Preparation Time: 45 minutes

1 cup Whole green mung beans
2 cups Water (plus 1/2 tsp salt to cook beans)
1 tbsp Sunflower oil
1/2 tsp Mustard seeds
1/4 tsp Hing
1 Bay leaf
1/2 tsp Tumeric
1 tsp Mixed cumin and coriander powder
2 cups Water (to achieve soup)
1 1/2 tsp Ginger (chopped)
1/2 tsp Garlic (chopped)
1 tsp Salt
1 1/2 tsp Lemon juice
1 tsp Raw sugar cane (optional)

Soak the mung beans overnight in water.

Clean and finely grind ginger and garlic. Drain the mung beans, wash them two times and cook in a pressure cooker with the indicated amount of water until tender. It takes around 25 minutes, according to your pressure cooker. (The beans have to be broken.)
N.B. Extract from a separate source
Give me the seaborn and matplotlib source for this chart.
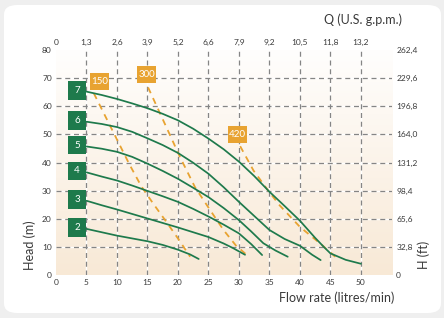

If you use a regular pot, it will take 40-45 minutes for the beans to be fully cooked.

Heat the oil or ghee in a large deep saucepan and add mustard seeds. When mustard seeds pop, add hing, bay leaf, turmeric, cumin, coriander, ginger and a pinch of black pepper.

Mix well and do not allow to burn. Place the cooked beans with the fresh water and the remaining ingredients into the saucepan. Bring to a boil then simmer for a few minutes more. Add Lemon and Enjoy!